WHAT TO DO:
Repeat the material exactly, leaving nothing out.

SUPPLIED DATA:
# # # # # # #
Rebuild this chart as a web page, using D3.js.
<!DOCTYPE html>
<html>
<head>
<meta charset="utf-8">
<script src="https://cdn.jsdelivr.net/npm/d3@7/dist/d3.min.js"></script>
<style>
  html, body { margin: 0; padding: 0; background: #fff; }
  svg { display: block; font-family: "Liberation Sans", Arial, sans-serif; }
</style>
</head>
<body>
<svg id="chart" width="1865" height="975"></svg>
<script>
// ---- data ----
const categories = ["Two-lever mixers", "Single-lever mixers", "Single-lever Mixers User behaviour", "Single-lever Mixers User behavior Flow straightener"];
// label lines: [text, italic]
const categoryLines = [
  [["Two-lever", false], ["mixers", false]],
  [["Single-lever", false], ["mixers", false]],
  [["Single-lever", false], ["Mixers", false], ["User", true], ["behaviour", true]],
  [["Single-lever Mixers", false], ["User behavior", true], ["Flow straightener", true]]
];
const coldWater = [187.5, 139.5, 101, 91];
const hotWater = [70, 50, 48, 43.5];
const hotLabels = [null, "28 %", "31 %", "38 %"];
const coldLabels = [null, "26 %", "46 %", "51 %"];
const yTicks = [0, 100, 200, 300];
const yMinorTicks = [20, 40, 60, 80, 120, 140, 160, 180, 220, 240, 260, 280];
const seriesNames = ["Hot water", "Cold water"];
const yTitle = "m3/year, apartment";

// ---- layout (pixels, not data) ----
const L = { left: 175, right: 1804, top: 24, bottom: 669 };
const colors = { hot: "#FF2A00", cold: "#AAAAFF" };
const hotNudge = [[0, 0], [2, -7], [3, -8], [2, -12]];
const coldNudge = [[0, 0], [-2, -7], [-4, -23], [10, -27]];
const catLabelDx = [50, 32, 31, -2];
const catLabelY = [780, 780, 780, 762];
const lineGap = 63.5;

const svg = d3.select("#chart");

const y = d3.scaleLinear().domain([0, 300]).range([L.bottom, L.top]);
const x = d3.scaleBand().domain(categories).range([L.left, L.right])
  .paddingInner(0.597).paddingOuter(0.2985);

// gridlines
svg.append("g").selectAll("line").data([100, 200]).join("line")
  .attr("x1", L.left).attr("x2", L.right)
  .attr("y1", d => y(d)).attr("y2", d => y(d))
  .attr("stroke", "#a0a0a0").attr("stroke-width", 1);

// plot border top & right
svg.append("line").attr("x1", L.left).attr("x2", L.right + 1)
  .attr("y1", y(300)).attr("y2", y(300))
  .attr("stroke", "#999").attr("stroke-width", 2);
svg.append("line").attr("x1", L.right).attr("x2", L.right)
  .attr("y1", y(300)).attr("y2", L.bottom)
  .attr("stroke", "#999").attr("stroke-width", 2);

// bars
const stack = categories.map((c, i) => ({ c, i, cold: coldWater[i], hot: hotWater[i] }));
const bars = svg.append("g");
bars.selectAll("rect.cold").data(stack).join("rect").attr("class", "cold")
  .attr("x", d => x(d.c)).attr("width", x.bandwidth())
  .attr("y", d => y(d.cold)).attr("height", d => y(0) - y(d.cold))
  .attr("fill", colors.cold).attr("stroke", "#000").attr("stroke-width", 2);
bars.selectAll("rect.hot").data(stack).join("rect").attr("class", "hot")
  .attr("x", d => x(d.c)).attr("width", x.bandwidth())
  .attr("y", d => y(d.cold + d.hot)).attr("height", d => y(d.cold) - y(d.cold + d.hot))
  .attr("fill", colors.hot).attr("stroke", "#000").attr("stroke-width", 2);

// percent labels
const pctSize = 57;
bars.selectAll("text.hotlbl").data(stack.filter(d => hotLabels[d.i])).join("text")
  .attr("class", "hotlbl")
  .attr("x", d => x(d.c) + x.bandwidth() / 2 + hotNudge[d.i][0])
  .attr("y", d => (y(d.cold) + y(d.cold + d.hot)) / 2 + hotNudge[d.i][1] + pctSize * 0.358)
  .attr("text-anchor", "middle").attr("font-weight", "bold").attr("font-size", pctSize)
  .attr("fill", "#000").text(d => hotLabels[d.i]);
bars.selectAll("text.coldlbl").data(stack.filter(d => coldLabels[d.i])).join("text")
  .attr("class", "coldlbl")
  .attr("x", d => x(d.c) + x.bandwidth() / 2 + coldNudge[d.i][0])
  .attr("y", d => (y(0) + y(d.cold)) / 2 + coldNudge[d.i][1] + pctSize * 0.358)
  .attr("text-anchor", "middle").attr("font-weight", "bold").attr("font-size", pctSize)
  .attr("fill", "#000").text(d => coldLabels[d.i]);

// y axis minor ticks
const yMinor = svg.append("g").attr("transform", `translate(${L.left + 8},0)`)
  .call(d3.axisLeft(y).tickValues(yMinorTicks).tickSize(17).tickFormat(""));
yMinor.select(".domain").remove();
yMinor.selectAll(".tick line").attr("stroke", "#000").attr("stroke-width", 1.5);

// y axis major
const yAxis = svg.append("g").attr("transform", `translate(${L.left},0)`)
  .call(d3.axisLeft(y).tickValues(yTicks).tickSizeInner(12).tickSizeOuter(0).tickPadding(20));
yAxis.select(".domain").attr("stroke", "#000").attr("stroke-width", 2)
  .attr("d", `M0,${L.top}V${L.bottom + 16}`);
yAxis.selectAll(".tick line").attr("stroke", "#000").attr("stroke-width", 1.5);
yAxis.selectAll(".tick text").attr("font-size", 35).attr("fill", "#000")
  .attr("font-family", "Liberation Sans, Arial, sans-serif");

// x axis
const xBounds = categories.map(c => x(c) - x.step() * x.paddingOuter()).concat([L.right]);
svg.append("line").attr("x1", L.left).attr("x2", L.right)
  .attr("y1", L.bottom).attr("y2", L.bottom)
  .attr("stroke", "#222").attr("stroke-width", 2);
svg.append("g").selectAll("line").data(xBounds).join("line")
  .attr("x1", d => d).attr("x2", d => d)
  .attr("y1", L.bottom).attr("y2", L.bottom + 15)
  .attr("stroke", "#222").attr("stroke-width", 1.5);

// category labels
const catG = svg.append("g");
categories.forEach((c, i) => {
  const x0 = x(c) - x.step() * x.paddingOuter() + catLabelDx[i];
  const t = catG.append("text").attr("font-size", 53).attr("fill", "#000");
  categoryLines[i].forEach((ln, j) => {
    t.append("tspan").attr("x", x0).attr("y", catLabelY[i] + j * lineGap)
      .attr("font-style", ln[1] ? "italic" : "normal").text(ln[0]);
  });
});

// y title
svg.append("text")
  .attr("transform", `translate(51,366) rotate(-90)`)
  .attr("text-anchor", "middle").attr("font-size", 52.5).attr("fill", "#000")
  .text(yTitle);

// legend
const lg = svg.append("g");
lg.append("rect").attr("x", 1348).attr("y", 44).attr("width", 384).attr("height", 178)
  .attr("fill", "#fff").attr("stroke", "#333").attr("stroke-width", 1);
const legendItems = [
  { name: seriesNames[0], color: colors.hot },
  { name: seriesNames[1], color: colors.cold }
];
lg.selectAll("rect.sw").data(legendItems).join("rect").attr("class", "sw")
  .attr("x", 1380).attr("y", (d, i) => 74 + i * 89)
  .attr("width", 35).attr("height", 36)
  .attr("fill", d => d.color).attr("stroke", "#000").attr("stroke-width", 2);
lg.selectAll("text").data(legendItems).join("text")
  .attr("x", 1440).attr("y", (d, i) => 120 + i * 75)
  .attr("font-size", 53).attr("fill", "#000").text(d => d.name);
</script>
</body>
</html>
# # # # # # #
ANSWER:
Rebuild this chart as a web page, using D3.js.
<!DOCTYPE html>
<html>
<head>
<meta charset="utf-8">
<script src="https://cdn.jsdelivr.net/npm/d3@7/dist/d3.min.js"></script>
<style>
  html, body { margin: 0; padding: 0; background: #fff; }
  svg { display: block; font-family: "Liberation Sans", Arial, sans-serif; }
</style>
</head>
<body>
<svg id="chart" width="1865" height="975"></svg>
<script>
// ---- data ----
const categories = ["Two-lever mixers", "Single-lever mixers", "Single-lever Mixers User behaviour", "Single-lever Mixers User behavior Flow straightener"];
// label lines: [text, italic]
const categoryLines = [
  [["Two-lever", false], ["mixers", false]],
  [["Single-lever", false], ["mixers", false]],
  [["Single-lever", false], ["Mixers", false], ["User", true], ["behaviour", true]],
  [["Single-lever Mixers", false], ["User behavior", true], ["Flow straightener", true]]
];
const coldWater = [187.5, 139.5, 101, 91];
const hotWater = [70, 50, 48, 43.5];
const hotLabels = [null, "28 %", "31 %", "38 %"];
const coldLabels = [null, "26 %", "46 %", "51 %"];
const yTicks = [0, 100, 200, 300];
const yMinorTicks = [20, 40, 60, 80, 120, 140, 160, 180, 220, 240, 260, 280];
const seriesNames = ["Hot water", "Cold water"];
const yTitle = "m3/year, apartment";

// ---- layout (pixels, not data) ----
const L = { left: 175, right: 1804, top: 24, bottom: 669 };
const colors = { hot: "#FF2A00", cold: "#AAAAFF" };
const hotNudge = [[0, 0], [2, -7], [3, -8], [2, -12]];
const coldNudge = [[0, 0], [-2, -7], [-4, -23], [10, -27]];
const catLabelDx = [50, 32, 31, -2];
const catLabelY = [780, 780, 780, 762];
const lineGap = 63.5;

const svg = d3.select("#chart");

const y = d3.scaleLinear().domain([0, 300]).range([L.bottom, L.top]);
const x = d3.scaleBand().domain(categories).range([L.left, L.right])
  .paddingInner(0.597).paddingOuter(0.2985);

// gridlines
svg.append("g").selectAll("line").data([100, 200]).join("line")
  .attr("x1", L.left).attr("x2", L.right)
  .attr("y1", d => y(d)).attr("y2", d => y(d))
  .attr("stroke", "#a0a0a0").attr("stroke-width", 1);

// plot border top & right
svg.append("line").attr("x1", L.left).attr("x2", L.right + 1)
  .attr("y1", y(300)).attr("y2", y(300))
  .attr("stroke", "#999").attr("stroke-width", 2);
svg.append("line").attr("x1", L.right).attr("x2", L.right)
  .attr("y1", y(300)).attr("y2", L.bottom)
  .attr("stroke", "#999").attr("stroke-width", 2);

// bars
const stack = categories.map((c, i) => ({ c, i, cold: coldWater[i], hot: hotWater[i] }));
const bars = svg.append("g");
bars.selectAll("rect.cold").data(stack).join("rect").attr("class", "cold")
  .attr("x", d => x(d.c)).attr("width", x.bandwidth())
  .attr("y", d => y(d.cold)).attr("height", d => y(0) - y(d.cold))
  .attr("fill", colors.cold).attr("stroke", "#000").attr("stroke-width", 2);
bars.selectAll("rect.hot").data(stack).join("rect").attr("class", "hot")
  .attr("x", d => x(d.c)).attr("width", x.bandwidth())
  .attr("y", d => y(d.cold + d.hot)).attr("height", d => y(d.cold) - y(d.cold + d.hot))
  .attr("fill", colors.hot).attr("stroke", "#000").attr("stroke-width", 2);

// percent labels
const pctSize = 57;
bars.selectAll("text.hotlbl").data(stack.filter(d => hotLabels[d.i])).join("text")
  .attr("class", "hotlbl")
  .attr("x", d => x(d.c) + x.bandwidth() / 2 + hotNudge[d.i][0])
  .attr("y", d => (y(d.cold) + y(d.cold + d.hot)) / 2 + hotNudge[d.i][1] + pctSize * 0.358)
  .attr("text-anchor", "middle").attr("font-weight", "bold").attr("font-size", pctSize)
  .attr("fill", "#000").text(d => hotLabels[d.i]);
bars.selectAll("text.coldlbl").data(stack.filter(d => coldLabels[d.i])).join("text")
  .attr("class", "coldlbl")
  .attr("x", d => x(d.c) + x.bandwidth() / 2 + coldNudge[d.i][0])
  .attr("y", d => (y(0) + y(d.cold)) / 2 + coldNudge[d.i][1] + pctSize * 0.358)
  .attr("text-anchor", "middle").attr("font-weight", "bold").attr("font-size", pctSize)
  .attr("fill", "#000").text(d => coldLabels[d.i]);

// y axis minor ticks
const yMinor = svg.append("g").attr("transform", `translate(${L.left + 8},0)`)
  .call(d3.axisLeft(y).tickValues(yMinorTicks).tickSize(17).tickFormat(""));
yMinor.select(".domain").remove();
yMinor.selectAll(".tick line").attr("stroke", "#000").attr("stroke-width", 1.5);

// y axis major
const yAxis = svg.append("g").attr("transform", `translate(${L.left},0)`)
  .call(d3.axisLeft(y).tickValues(yTicks).tickSizeInner(12).tickSizeOuter(0).tickPadding(20));
yAxis.select(".domain").attr("stroke", "#000").attr("stroke-width", 2)
  .attr("d", `M0,${L.top}V${L.bottom + 16}`);
yAxis.selectAll(".tick line").attr("stroke", "#000").attr("stroke-width", 1.5);
yAxis.selectAll(".tick text").attr("font-size", 35).attr("fill", "#000")
  .attr("font-family", "Liberation Sans, Arial, sans-serif");

// x axis
const xBounds = categories.map(c => x(c) - x.step() * x.paddingOuter()).concat([L.right]);
svg.append("line").attr("x1", L.left).attr("x2", L.right)
  .attr("y1", L.bottom).attr("y2", L.bottom)
  .attr("stroke", "#222").attr("stroke-width", 2);
svg.append("g").selectAll("line").data(xBounds).join("line")
  .attr("x1", d => d).attr("x2", d => d)
  .attr("y1", L.bottom).attr("y2", L.bottom + 15)
  .attr("stroke", "#222").attr("stroke-width", 1.5);

// category labels
const catG = svg.append("g");
categories.forEach((c, i) => {
  const x0 = x(c) - x.step() * x.paddingOuter() + catLabelDx[i];
  const t = catG.append("text").attr("font-size", 53).attr("fill", "#000");
  categoryLines[i].forEach((ln, j) => {
    t.append("tspan").attr("x", x0).attr("y", catLabelY[i] + j * lineGap)
      .attr("font-style", ln[1] ? "italic" : "normal").text(ln[0]);
  });
});

// y title
svg.append("text")
  .attr("transform", `translate(51,366) rotate(-90)`)
  .attr("text-anchor", "middle").attr("font-size", 52.5).attr("fill", "#000")
  .text(yTitle);

// legend
const lg = svg.append("g");
lg.append("rect").attr("x", 1348).attr("y", 44).attr("width", 384).attr("height", 178)
  .attr("fill", "#fff").attr("stroke", "#333").attr("stroke-width", 1);
const legendItems = [
  { name: seriesNames[0], color: colors.hot },
  { name: seriesNames[1], color: colors.cold }
];
lg.selectAll("rect.sw").data(legendItems).join("rect").attr("class", "sw")
  .attr("x", 1380).attr("y", (d, i) => 74 + i * 89)
  .attr("width", 35).attr("height", 36)
  .attr("fill", d => d.color).attr("stroke", "#000").attr("stroke-width", 2);
lg.selectAll("text").data(legendItems).join("text")
  .attr("x", 1440).attr("y", (d, i) => 120 + i * 75)
  .attr("font-size", 53).attr("fill", "#000").text(d => d.name);
</script>
</body>
</html>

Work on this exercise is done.